Life Is Not Pretty in Argentina’s Pink House

COMMENTARY International Economies

Life Is Not Pretty in Argentina’s Pink House

Dec 9, 2010 2 min read
COMMENTARY BY

Former Research Fellow For Economic Freedom and Growth

James M. Roberts' primary responsibility was to edit the Rule of Law and Monetary Freedom sections of Index of Economic Freedom.

Mary O’Grady reported in the December 6 Wall Street Journal that a key Argentine anti-money-laundering unit may have been protecting President Cristina Fernandez de Kirchner and her late husband, Nestor, from scrutiny and investigation in the area of dirty money.
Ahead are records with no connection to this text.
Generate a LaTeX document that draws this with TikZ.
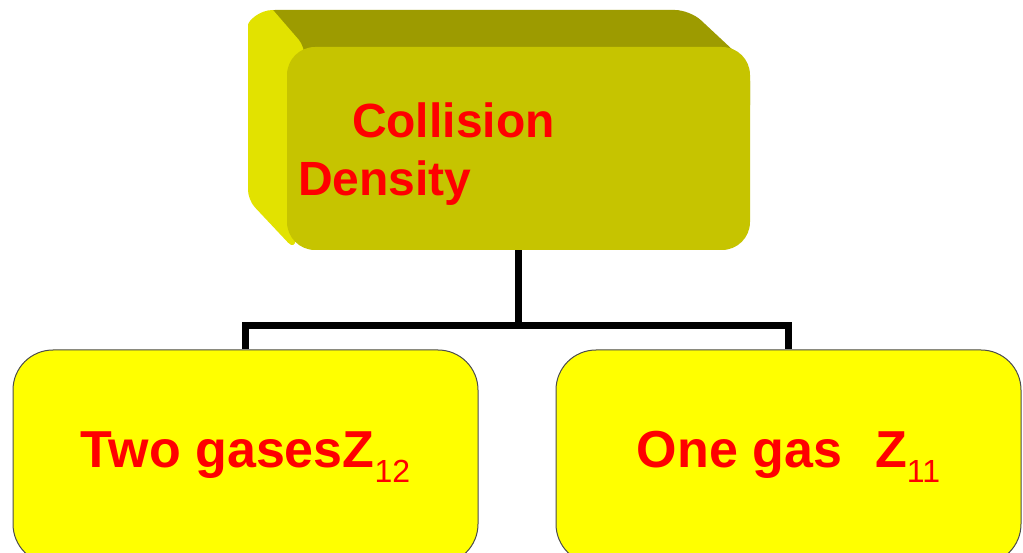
\documentclass[tikz,border=0pt]{standalone}
\usepackage{fontspec}
\setmainfont{Liberation Sans}
\usetikzlibrary{positioning}
\definecolor{topface}{RGB}{157,155,0}
\definecolor{sideface}{RGB}{226,226,0}
\definecolor{frontface}{RGB}{198,196,0}
\definecolor{boxyellow}{RGB}{255,255,0}
\definecolor{textred}{RGB}{255,0,0}
\newcommand\lowidx[1]{\raisebox{-15pt}{\fontsize{32}{32}\selectfont\mdseries #1}}

\begin{document}
\begin{tikzpicture}[x=1pt,y=-1pt,
	box/.style={draw=black!70,line width=1pt,fill=boxyellow,rounded corners=40pt,
		minimum width=465pt,minimum height=214pt,inner sep=0pt,text=textred,
		font=\bfseries\fontsize{52}{60}\selectfont},
	conn/.style={line width=7pt}]

		\clip (0,0) rectangle (1023,553) ;
		\fill [white] (0,0) rectangle (1023,553) ;

		% back of the top box
		\fill [topface,rounded corners=15pt] (260,10)--(690,10)--(750,66)--(750,120)--(300,120)--cycle ;
		\fill [sideface] (248,35) arc [start angle=180,end angle=270,radius=25]
			[rounded corners=10pt] --(305,47)--(295,250)--(248,200)--cycle ;

		\node (cd) [fill=frontface,rounded corners=28pt,minimum width=463pt,minimum height=203pt,
			inner sep=0pt,label={[text width=441pt,align=left,text=textred,yshift=-6pt,
			font=\bfseries\fontsize{48}{58}\selectfont]center:\hspace*{54pt}Collision\\Density}]
			at (518.5,148.5) {} ;

		\node (two) [box] at (245.5,457) {Two gasesZ\lowidx{12}} ;
		\node (one) [box] at (788.5,457) {One gas\hspace*{33pt}Z\lowidx{11}} ;

		\path (cd.south) ++(0,75) coordinate (bus) ;
		\draw [conn] (cd.south)--(bus) ;
		\foreach \b in {two,one}
			\draw [conn] (bus) -| (\b.north) ;

\end{tikzpicture}
\end{document}
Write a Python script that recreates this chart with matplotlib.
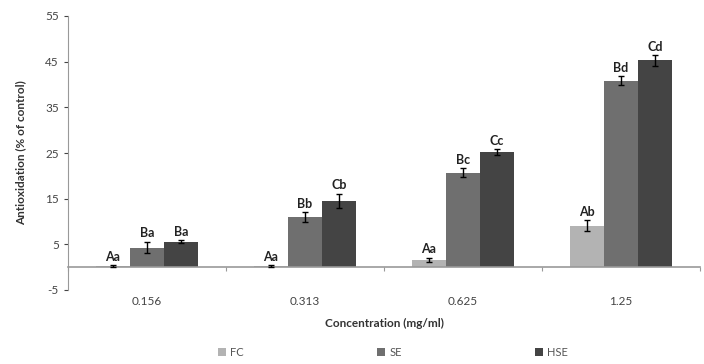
import numpy as np
import matplotlib.pyplot as plt
from matplotlib.patches import Patch

plt.rcParams['font.family'] = ['Lato', 'DejaVu Sans']
plt.rcParams['axes.unicode_minus'] = False

concentrations = ["0.156", "0.313", "0.625", "1.25"]
series_names = ["FC", "SE", "HSE"]
fc_vals = [0.2, 0.3, 1.6, 9.1]
se_vals = [4.3, 11.0, 20.7, 40.8]
hse_vals = [5.6, 14.5, 25.2, 45.3]
fc_err = [0.2, 0.2, 0.5, 1.2]
se_err = [1.3, 1.0, 1.0, 1.0]
hse_err = [0.3, 1.6, 0.7, 1.2]
fc_letters = ["Aa", "Aa", "Aa", "Ab"]
se_letters = ["Ba", "Bb", "Bc", "Bd"]
hse_letters = ["Ba", "Cb", "Cc", "Cd"]

colors = ["#b3b3b3", "#6f6f6f", "#444444"]

fig = plt.figure(figsize=(7.04, 3.64), dpi=100)
ax = fig.add_axes([68 / 704, 74 / 364, 632 / 704, 274 / 364])

x = np.arange(len(concentrations))
w = 0.215
groups = [(fc_vals, fc_err, fc_letters), (se_vals, se_err, se_letters), (hse_vals, hse_err, hse_letters)]
for i, (vals, errs, letters) in enumerate(groups):
    pos = x + (i - 1) * w
    ax.bar(pos, vals, w, color=colors[i], zorder=2)
    ax.errorbar(pos, vals, yerr=errs, fmt="none", ecolor="black", elinewidth=1,
                capsize=2.5, capthick=1, zorder=3)
    for p, v, e, t in zip(pos, vals, errs, letters):
        ax.text(p, v + e + 0.5, t, ha="center", va="bottom", fontsize=9,
                fontweight="bold", color="#222222")

ax.set_xlim(-0.5, len(concentrations) - 0.5)
ax.set_ylim(-5, 55)
ax.set_yticks(np.arange(-5, 56, 10))
ax.tick_params(axis="y", labelsize=8.5, colors="#444444", length=3, width=0.8)

ax.spines["top"].set_visible(False)
ax.spines["right"].set_visible(False)
ax.spines["left"].set_color("#999999")
ax.spines["bottom"].set_position(("data", 0))
ax.spines["bottom"].set_color("#999999")
ax.spines["bottom"].set_linewidth(1.2)

ax.set_xticks(np.arange(-0.5, len(concentrations), 1.0))
ax.set_xticklabels([])
ax.tick_params(axis="x", which="major", length=3, colors="#999999")
ax.set_xticks(x, minor=True)
ax.set_xticklabels(concentrations, minor=True)
ax.tick_params(axis="x", which="minor", length=0, pad=21, labelsize=8.5, labelcolor="#444444")

ax.set_ylabel("Antioxidation (% of control)", fontsize=8.5, fontweight="bold", color="#333333", labelpad=14)
fig.text((68 + 700) / 2 / 704, 1 - 323 / 364, "Concentration (mg/ml)", ha="center",
         va="center", fontsize=8.5, fontweight="bold", color="#333333")

handles = [Patch(facecolor=c) for c in colors]
fig.legend(handles, series_names, loc="center", bbox_to_anchor=(393 / 704, 1 - 352 / 364),
           ncol=3, frameon=False, fontsize=8, handlelength=0.7, handleheight=0.7,
           columnspacing=12, handletextpad=0.4, labelcolor="#555555")

fig.savefig("out.png", dpi=100)
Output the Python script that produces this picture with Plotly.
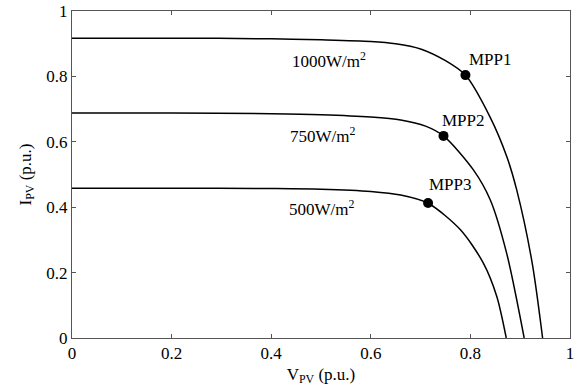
import plotly.graph_objects as go

# Curves (V in p.u., I in p.u.)
v_1000 = [0.0, 0.2, 0.4, 0.5, 0.6, 0.65, 0.7, 0.75, 0.79, 0.84, 0.873, 0.893, 0.924, 0.945]
i_1000 = [0.917, 0.917, 0.915, 0.912, 0.907, 0.900, 0.884, 0.848, 0.804, 0.674, 0.555, 0.453, 0.23, 0.0]

v_750 = [0.0, 0.2, 0.4, 0.5, 0.6, 0.66, 0.71, 0.746, 0.806, 0.84, 0.873, 0.908]
i_750 = [0.688, 0.688, 0.686, 0.683, 0.676, 0.667, 0.648, 0.618, 0.514, 0.422, 0.258, 0.0]

v_500 = [0.0, 0.2, 0.4, 0.5, 0.6, 0.66, 0.715, 0.78, 0.826, 0.853, 0.872]
i_500 = [0.458, 0.458, 0.457, 0.455, 0.448, 0.437, 0.412, 0.331, 0.229, 0.127, 0.0]

mpp_v = [0.790, 0.746, 0.715]
mpp_i = [0.804, 0.618, 0.413]
mpp_labels = ["MPP1", "MPP2", "MPP3"]
irr_labels = ["1000W/m<sup>2</sup>", "750W/m<sup>2</sup>", "500W/m<sup>2</sup>"]

tick_vals = [0, 0.2, 0.4, 0.6, 0.8, 1]
tick_text = ["0", "0.2", "0.4", "0.6", "0.8", "1"]

FONT = "Times New Roman, Liberation Serif, serif"

fig = go.Figure()
for v, i in [(v_1000, i_1000), (v_750, i_750), (v_500, i_500)]:
    fig.add_trace(go.Scatter(x=v, y=i, mode="lines",
                             line=dict(color="black", width=1.5, shape="spline", smoothing=0.8),
                             showlegend=False, hoverinfo="skip"))
fig.add_trace(go.Scatter(x=mpp_v, y=mpp_i, mode="markers",
                         marker=dict(color="black", size=10), showlegend=False))

irr_pos = [(0.517, 0.850), (0.505, 0.620), (0.501, 0.398)]
mpp_pos = [(0.840, 0.853), (0.786, 0.666), (0.760, 0.468)]
for (x, y), t in zip(irr_pos, irr_labels):
    fig.add_annotation(x=x, y=y, text=t, showarrow=False, xref="x", yref="y",
                       font=dict(family=FONT, size=17, color="black"))
for (x, y), t in zip(mpp_pos, mpp_labels):
    fig.add_annotation(x=x, y=y, text=t, showarrow=False, xref="x", yref="y",
                       font=dict(family=FONT, size=17, color="black"))

axis_common = dict(range=[0, 1], tickvals=tick_vals, ticktext=tick_text,
                   ticks="inside", ticklen=4, tickcolor="#555",
                   showline=True, linecolor="#555", linewidth=1, mirror="ticks",
                   showgrid=False, zeroline=False, automargin=False,
                   tickfont=dict(family=FONT, size=17, color="black"))

fig.update_layout(
    width=583, height=391,
    margin=dict(l=72, r=13, t=11, b=53),
    paper_bgcolor="white", plot_bgcolor="white",
    font=dict(family=FONT, size=17, color="black"),
    xaxis=dict(**axis_common, title=dict(text="V<sub>PV</sub> (p.u.)", standoff=5,
                                         font=dict(family=FONT, size=17))),
    yaxis=dict(**axis_common, title=dict(text="I<sub>PV</sub> (p.u.)", standoff=10,
                                         font=dict(family=FONT, size=17))),
)

fig.write_html("out.html", config={"displayModeBar": False},
               post_script="document.body.style.margin='0';document.body.style.overflow='hidden';")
Apparently under the Kirchners, Argentina has become a feeble ally in the global fight against drug money laundering. Other tidbits that have emerged recently expose a poor record of governance in Argentina’s “Pink House” (Casa Rosada). Secretary of State Hillary Clinton questioned Cristina’s mental and Nestor’s gastrointestinal health; the U.S. Embassy in Buenos Aires reported that Nestor’s “personalistic, often erratic operating and decision-making style” amounted to a “divide and conquer” approach to governing.

More troubling are reports about Kirchner’s approach to law enforcement and to economic policy. A cable reported that the leader of a Financial Action Task Force review of Argentina’s anti-money-laundering and counterterrorism finance regime was “skeptical” of the Kirchners’ intentions to combat money laundering and terror finance.

So perhaps it is not surprising that Argentina’s GDP per capita has steadily eroded in the past seven years under the rule of the Peronist Kirchners. In 2001, Argentina defaulted on its massive sovereign debt—the largest such default in world history—and it has yet to settle with all of its official bilateral and private foreign creditors, to whom it owes billions of dollars.

President Kirchner, like President Obama, is a devotee of Keynesian deficit spending. She wants to “spread more wealth around” by raising new funds for her government through the issuance of new sovereign bonds, but Argentina’s past (and as yet unpaid) debts prohibit fresh borrowing. A return to world capital markets might help the Peronists cling to power in the 2011 presidential election, but will the unsavory details that have come to light shake the markets’ faith in Argentina’s “willingness” to pay back the country’s debts? The latest revelations certainly provide skeptics with more reasons to question whether the Kirchner Administration can be trusted.